Corporate retreat format variants
Corporate retreats split into four distinct formats with different costs, designs, and outcomes. Picking the wrong format for the goal is one of the most expensive event-design mistakes.
Key takeaways
- Leadership retreat (8-15 people, premium accommodation, light activity, strategic content) is the highest cost-per-attendee format.
- Full-team offsite (30-80 people, mid-tier accommodation, mixed activity, family-style F&B) is the modal corporate retreat.
- Distributed team gathering (50-200 people, hub-airport accessible, content-density-balanced) is the format for remote-first companies.
- Department all-hands (small to medium, content-heavy day, single-night) is operational rather than strategic.
"Corporate retreat" gets used for events that range from intimate leadership offsites to multi-day full-team gatherings. The four main formats have distinct cost profiles, agenda designs, and outcomes. Picking the right format for the goal is the first decision.
Format 1: Leadership retreat (8-15 attendees)
Best for: Senior-team alignment, strategic planning, transformation work, board-adjacent events.
Format: 2-3 nights, premium accommodation, light activity (golf, wine tasting, walking), strategic content with facilitation, strong meal program.
Pros: Deep alignment, decision-making power in the room, premium experience.
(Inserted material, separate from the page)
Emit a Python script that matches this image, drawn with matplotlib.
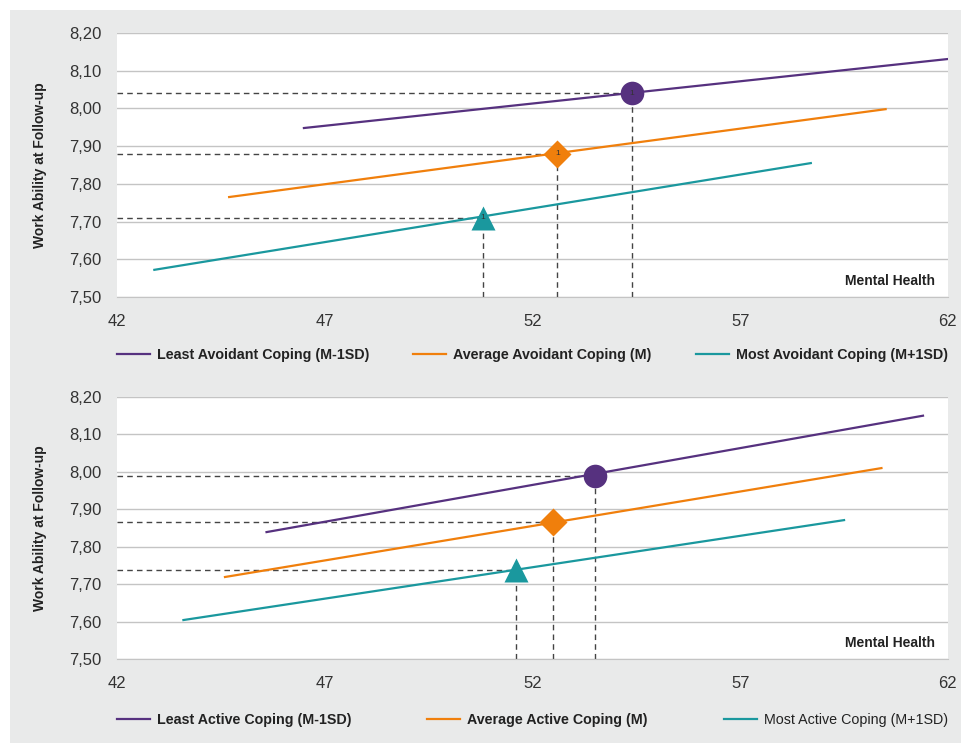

Cons: Highest cost per attendee, narrow audience.
Format 2: Full-team offsite (30-80 attendees)
Best for: Annual all-team gatherings, cross-functional alignment, culture-building.
Format: 3 nights, mid-tier accommodation, mixed activity (cooking, sports, exploration), family-style or buffet F&B, structured + unstructured content.
Pros: Strongest culture-building, most-common high-ROI retreat format.
Cons: Logistically complex, requires careful agenda design to balance content and bonding.
Format 3: Distributed team gathering (50-200 attendees)
Best for: Remote-first companies, distributed teams meeting in person, hybrid-team alignment.
Format: 3 nights, hub-airport-accessible location, modern accommodation, content-density-balanced (60% structured / 40% unstructured), professional facilitation.
Pros: Built for distributed teams' specific needs (transit fatigue, network effects), strong outcomes when designed right.
Cons: Requires more planning rigor than co-located retreats; needs strong pre-work and post-work to compound the offsite.
Format 4: Department all-hands (small to medium, single-night)
Best for: Quarterly department alignment, project kickoffs, working sessions with overnight bonding.
Format: 1 night, mid-tier accommodation, content-heavy day, single dinner, light-touch logistics.
Pros: Lower cost than longer formats, focused content time.
Cons: Limited bonding outcome; not suitable for relationship-building objectives.
How to decide
Question 1: Who is the audience?
- 8-15 senior leaders → leadership retreat.
- 30-80 mixed team → full-team offsite.
- 50-200 distributed → distributed gathering.
- Department-only operational → all-hands.
Question 2: What is the primary outcome?
- Strategic decisions → leadership retreat.
- Culture and alignment → full-team offsite or distributed gathering.
- Information transfer → all-hands.
Question 3: Budget and time?
- Premium budget, multi-night → leadership retreat or full-team.
- Cost-conscious → all-hands or shorter full-team.
Common retreat format mistakes
- Mixing leadership and broad team in one retreat. The agenda needs differ; both audiences feel under-served.
- Forcing a content-heavy agenda on a bonding-focused retreat. Defeats the purpose.
- Underinvesting in pre-work and post-work for distributed-team retreats. The retreat itself is half the value.
Frequently asked questions
Can a leadership retreat extend to a full-team offsite later?
Yes — common pattern. Senior team retreat aligns on strategy; full-team offsite executes on the strategy.
How long should a retreat be?
2-3 nights for leadership; 3 nights for full-team or distributed; 1 night for department all-hands.
What is the right cadence?
Leadership retreats often quarterly. Full-team offsites annual. Distributed gatherings often quarterly or twice-yearly. Department all-hands quarterly.